If Lalchand Rajput, as Zimbabwe’s coach, is required to tour Pakistan with his team, what New Delhi tells him is that he shouldn’t, given that there’s this thing about inviting trouble. Or words to much the same effect. And we get to know of it only after the Africans fetch up in India’s neighbouring country minus their tutor, which stirs curiosity and fuels comments, though you get the hang of the complications in Indo-Pak relations and that, of course, is something to share with your coffee house chums.
Not that anyone harbours any illusions that everything has ever really been hunky-dory. The chums add their own bits to the narrative, leaving you wondering what things were like when Pakistan too was, well, India. An inalienable part of it, in fact. But that was a long while ago and, in the none too distant past, Pakistan’s shooting squad found themselves barred from a world championship that New Delhi hosted.

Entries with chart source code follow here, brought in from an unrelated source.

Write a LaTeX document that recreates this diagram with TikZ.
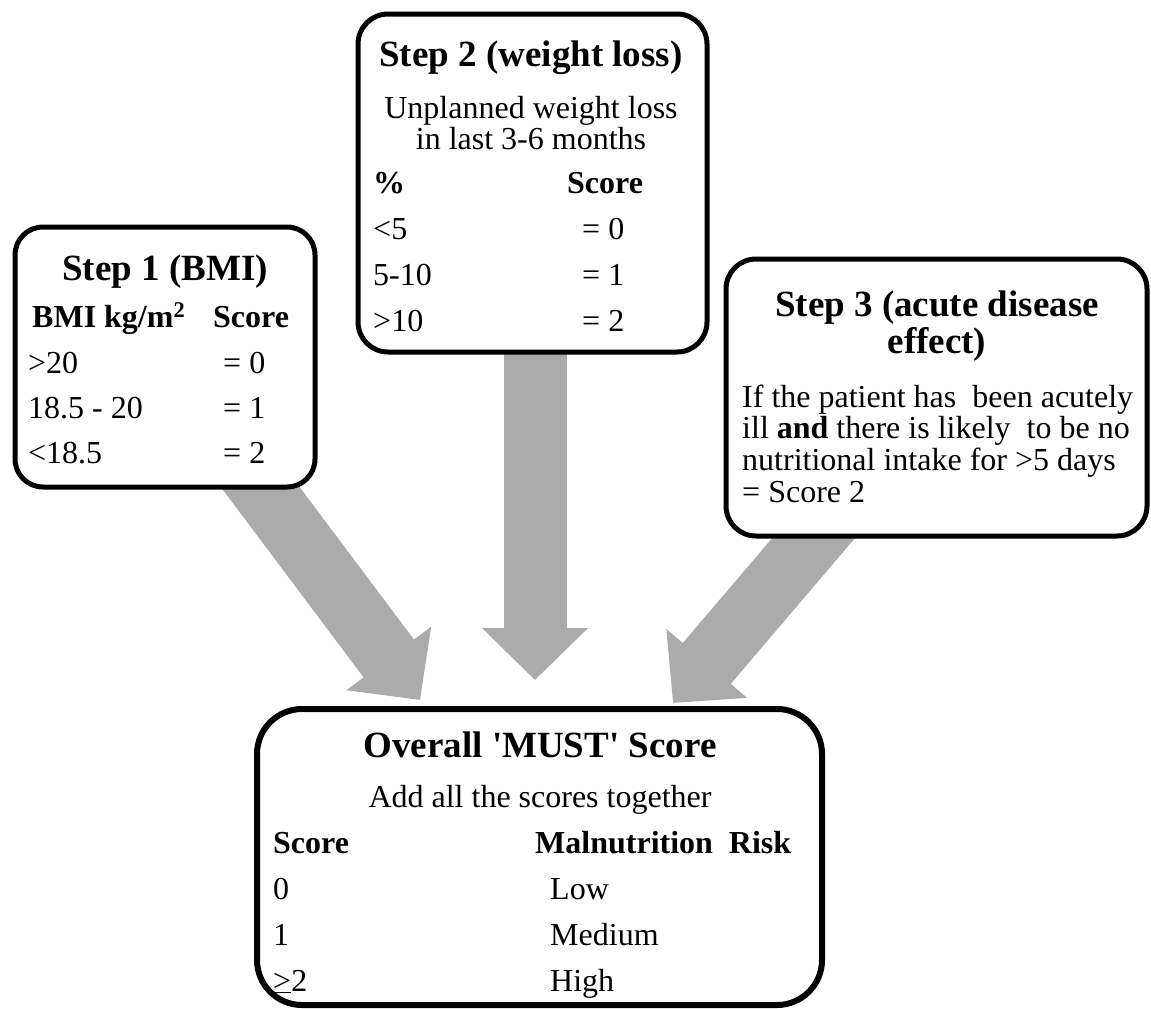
\documentclass[tikz,border=0pt]{standalone}
\usepackage{fontspec}
\setmainfont{Liberation Serif}
\usetikzlibrary{arrows.meta}
\definecolor{arrowgray}{HTML}{ABABAB}
\begin{document}
\begin{tikzpicture}[x=1pt,y=-1pt,
  stepbox/.style={draw=black, fill=white, line width=5pt, rounded corners=28pt, inner sep=0pt, outer sep=0pt},
  ttl/.style={anchor=base, inner sep=0pt, font=\fontsize{37}{40}\selectfont\bfseries},
  txtc/.style={anchor=base, inner sep=0pt, font=\fontsize{32}{34}\selectfont},
  txt/.style={anchor=base west, inner sep=0pt, font=\fontsize{32}{34}\selectfont},
  txtb/.style={anchor=base west, inner sep=0pt, font=\fontsize{32}{34}\selectfont\bfseries},
  fat/.style={draw=arrowgray, line width=63pt, -{Triangle[length=52pt,width=103pt]}}
]
\useasboundingbox (0,0) rectangle (1151,1009);
\fill[white] (0,0) rectangle (1151,1009);

% arrow coordinates
\coordinate (t1) at (240,460);
\coordinate (h1) at (420,700);
\coordinate (t2) at (535,330);
\coordinate (h2) at (535,680);
\coordinate (t3) at (835,513);
\coordinate (h3) at (673,703);
\draw[fat] (t1) -- (h1);
\draw[fat] (t2) -- (h2);
\draw[fat] (t3) -- (h3);

% boxes
\node[stepbox, minimum width=300pt, minimum height=260pt] (b1) at (165,357) {};
\node[stepbox, minimum width=349pt, minimum height=338pt, rounded corners=30pt] (b2) at (532.5,183) {};
\node[stepbox, minimum width=421pt, minimum height=277pt, rounded corners=30pt] (b3) at (936.5,397.5) {};
\node[stepbox, minimum width=565pt, minimum height=296pt, rounded corners=45pt, line width=6pt] (b4) at (539.5,857) {};

% box 1 text
\node[ttl] (s1t) at (165,280) {Step 1 (BMI)};
\node[txtb] (s1h1) at (32,327) {BMI kg/m\textsuperscript{2}};
\node[txtb] (s1h2) at (213,327) {Score};
\node[txt] (s1a) at (28,373) {>20};
\node[txt] (s1b) at (28,418) {18.5 - 20};
\node[txt] (s1c) at (28,463) {<18.5};
\node[txt] (s1d) at (223,373) {= 0};
\node[txt] (s1e) at (223,418) {= 1};
\node[txt] (s1f) at (223,463) {= 2};

% box 2 text
\node[ttl] (s2t) at (531,66) {Step 2 (weight loss)};
\node[txtc] (s2l1) at (531,118) {Unplanned weight loss};
\node[txtc] (s2l2) at (531,149) {in last 3-6 months};
\node[txtb] (s2h1) at (373,193) {\%};
\node[txtb] (s2h2) at (567,193) {Score};
\node[txt] (s2a) at (373,239) {<5};
\node[txt] (s2b) at (373,285) {5-10};
\node[txt] (s2c) at (373,331) {>10};
\node[txt] (s2d) at (582,239) {= 0};
\node[txt] (s2e) at (582,285) {= 1};
\node[txt] (s2f) at (582,331) {= 2};

% box 3 text
\node[ttl] (s3t1) at (937,316) {Step 3 (acute disease};
\node[ttl] (s3t2) at (937,353) {effect)};
\node[txt] (s3a) at (742,407) {If the patient has\ \ been acutely};
\node[txt] (s3b) at (742,438) {ill \textbf{and} there is likely\ \ to be no};
\node[txt] (s3c) at (742,470) {nutritional intake for >5 days};
\node[txt] (s3d) at (742,502) {= Score 2};

% box 4 text
\node[ttl] (s4t) at (540,757) {Overall \textquotesingle MUST\textquotesingle\ Score};
\node[txtc] (s4l) at (540,807) {Add all the scores together};
\node[txtb] (s4h1) at (273,853) {Score};
\node[txtb] (s4h2) at (535,853) {Malnutrition\ \ Risk};
\node[txt] (s4a) at (273,899) {0};
\node[txt] (s4b) at (273,945) {1};
\node[txt] (s4c) at (273,991) {\underline{>}2};
\node[txt] (s4d) at (550,899) {Low};
\node[txt] (s4e) at (550,945) {Medium};
\node[txt] (s4f) at (550,991) {High};
\end{tikzpicture}
\end{document}
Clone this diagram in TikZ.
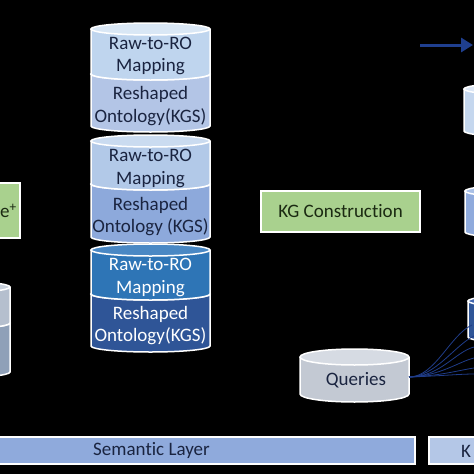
\documentclass[tikz,border=0pt]{standalone}
\usepackage{fontspec}
\setmainfont{Carlito}[Ligatures=NoCommon]
\usetikzlibrary{arrows.meta}
\definecolor{gAtop}{HTML}{D9E7F5}
\definecolor{gAup}{HTML}{BFD5EE}
\definecolor{gAlow}{HTML}{B3C5E6}
\definecolor{gBtop}{HTML}{CADBF0}
\definecolor{gBup}{HTML}{B2C9E8}
\definecolor{gBlow}{HTML}{8DA9DB}
\definecolor{gCtop}{HTML}{4A88C4}
\definecolor{gCup}{HTML}{2E75B6}
\definecolor{gClow}{HTML}{2F5597}
\definecolor{lTop}{HTML}{C8D0DB}
\definecolor{lUp}{HTML}{B5BFCE}
\definecolor{lLow}{HTML}{8FA0B8}
\definecolor{rAtop}{HTML}{DCE7F5}
\definecolor{rAbody}{HTML}{C5D7EE}
\definecolor{rBtop}{HTML}{A9C0E6}
\definecolor{rBbody}{HTML}{8FAADC}
\definecolor{rCtop}{HTML}{4468B0}
\definecolor{rCbody}{HTML}{2F5597}
\definecolor{qTop}{HTML}{D6DBE3}
\definecolor{qBody}{HTML}{C3C9D3}
\definecolor{greenfill}{HTML}{A9D18E}
\definecolor{darktext}{HTML}{1A2440}
\definecolor{greentext}{HTML}{1B2A12}
\definecolor{barA}{HTML}{8FAADC}
\definecolor{barB}{HTML}{B4C7E7}
\definecolor{arrowblue}{HTML}{1F3F8F}
\definecolor{qlineblue}{HTML}{1F3C88}
\tikzset{
  cylline/.style={draw=white, line width=1.5pt},
  cyltext/.style={font=\fontsize{19}{22.5}\selectfont, align=center, text=darktext, inner sep=0pt},
  cyltextw/.style={cyltext, text=white},
  greenbox/.style={draw=white, line width=1.5pt, fill=greenfill, text=greentext, font=\fontsize{19}{22.5}\selectfont},
  barbox/.style={draw=white, line width=1.5pt, text=darktext, font=\fontsize{19}{22.5}\selectfont},
  plaintext/.style={inner sep=0pt, font=\fontsize{19}{22.5}\selectfont},
  qline/.style={draw=qlineblue, line width=0.8pt},
}
\newcommand{\mycyl}[7]{%
  \fill[#6] (#1-#4,#2) -- (#1-#4,#3) arc[start angle=180,end angle=0,x radius=#4,y radius=#5] -- (#1+#4,#2) -- cycle;
  \fill[#7] (#1,#2) ellipse[x radius=#4,y radius=#5];
  \draw[cylline] (#1-#4,#2) -- (#1-#4,#3) arc[start angle=180,end angle=0,x radius=#4,y radius=#5] -- (#1+#4,#2);
  \draw[cylline] (#1,#2) ellipse[x radius=#4,y radius=#5];
}
\begin{document}
\begin{tikzpicture}[x=1pt,y=-1pt]
\useasboundingbox (0,0) rectangle (474,474);
\fill[black] (0,0) rectangle (474,474);
\clip (0,0) rectangle (474,474);

% central stacks
\mycyl{150.5}{74}{126}{59.5}{6}{gAlow}{gAlow}
\mycyl{150.5}{29}{74}{59.5}{6}{gAup}{gAtop}
\mycyl{150.5}{184}{237}{59.5}{6}{gBlow}{gBlow}
\mycyl{150.5}{141}{184}{59.5}{6}{gBup}{gBtop}
\mycyl{150.5}{294}{346}{59.5}{6}{gClow}{gClow}
\mycyl{150.5}{250}{294}{59.5}{6}{gCup}{gCtop}
\node[cyltext] (m1) at (150.5,56) {Raw-to-RO\\Mapping};
\node[cyltext] (o1) at (150.5,106) {Reshaped\\Ontology(KGS)};
\node[cyltext] (m2) at (150.5,168.5) {Raw-to-RO\\Mapping};
\node[cyltext] (o2) at (150.5,216.5) {Reshaped\\Ontology (KGS)};
\node[cyltextw] (m3) at (150.5,277.5) {Raw-to-RO\\Mapping};
\node[cyltextw] (o3) at (150.5,325.5) {Reshaped\\Ontology(KGS)};

% left cylinder
\mycyl{-50}{323}{372}{60}{6}{lLow}{lLow}
\mycyl{-50}{287}{323}{60}{6}{lUp}{lTop}

% left green box
\node[greenbox, minimum width=120pt, minimum height=55pt] (gb) at (-40,210.5) {};
\node[plaintext, text=greentext, anchor=east] (gbt) at (17,211) {e\textsuperscript{+}};

% KG construction
\node[greenbox, minimum width=159pt, minimum height=41pt] (kg) at (340.5,211.5) {KG Construction};

% right cylinders
\mycyl{524}{89}{131}{60}{6}{rAbody}{rAtop}
\mycyl{525}{191}{232}{60}{6}{rBbody}{rBtop}
\mycyl{528}{301}{337}{60}{6}{rCbody}{rCtop}

% queries
\mycyl{354.5}{357}{394}{54.5}{8}{qBody}{qTop}
\node[cyltext] (q) at (356,380) {Queries};
\coordinate (qe) at (409,377);
\coordinate (t1) at (472,325);
\coordinate (t2) at (474,336);
\coordinate (t3) at (474,347);
\coordinate (t4) at (474,358);
\coordinate (t5) at (474,368);
\coordinate (t6) at (474,374);
\draw[qline] (qe) .. controls (435,377) and (450,335) .. (t1);
\draw[qline] (qe) .. controls (435,377) and (455,345) .. (t2);
\draw[qline] (qe) .. controls (440,377) and (455,352) .. (t3);
\draw[qline] (qe) .. controls (440,376) and (458,362) .. (t4);
\draw[qline] (qe) .. controls (440,376) and (460,370) .. (t5);
\draw[qline] (qe) .. controls (440,376) and (460,374) .. (t6);

% top-right arrow
\coordinate (a1) at (420,45);
\coordinate (a2) at (473,45);
\draw[draw=arrowblue, line width=3pt, -{Triangle[length=12pt,width=14pt]}] (a1) -- (a2);

% bottom bars
\node[barbox, fill=barA, minimum width=527pt, minimum height=27pt] (sem) at (151.5,450.5) {Semantic Layer};
\node[barbox, fill=barB, minimum width=100pt, minimum height=27pt, anchor=west] (kl) at (428,450.5) {};
\node[plaintext, text=darktext, anchor=west] (klt) at (461,451) {K};
\end{tikzpicture}
\end{document}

India copped it rather badly in consequence, of course, given that no governing body would want sport’s never-stopping wheels being stalled in any way, but if the Indian Olympic Association was obliged to turn stones and explore avenues galore to square themselves with global high-ups, official India betrayed no contrition. Truth to tell, Pakistan seldom fails to get India’s ~ and a lot of Indians’ ~ dander up.
If we had a patriotism test at any level, hatred for Pakistan would be one of its major areas of scrutiny, certainly when exaggeratedly jingoistic regimes call the shots. Which is why Pakistan has begun its administrative spadework for October 2021’s Twenty20 World Cup, to be hosted by India, as early as October 2020.
“We run up against all sorts of problems trying to go to India, you see,” it has told the International Cricket Council, adding, for good measure, that the ICC has to take up with India the little matter of visas for its tour contingent. Not that the selections are to be made overnight.
Remarkably matter-of-fact in his statement on the way things are, Pakistan Cricket Board chief executive officer Wasim Khan has let it be known that there won’t be any bilateral series in the foreseeable future. Not on your nelly. The Indian board, he says, has to secure the crucial go-ahead from the government in New Delhi, the tactfully glossed-over implication being that it won’t come through like water out of a tap unless it’s worked for strenuously and persistently, with bureaucracy finding support in official policy.
But the World Cup is a much bigger show and an India, required to let all teams come and put them up, being difficult about Pakistan can’t fail to be spoken ill of. And the longer it drags on, the worse will be the hostility. Pakistan has hit upon a crackerjack ploy.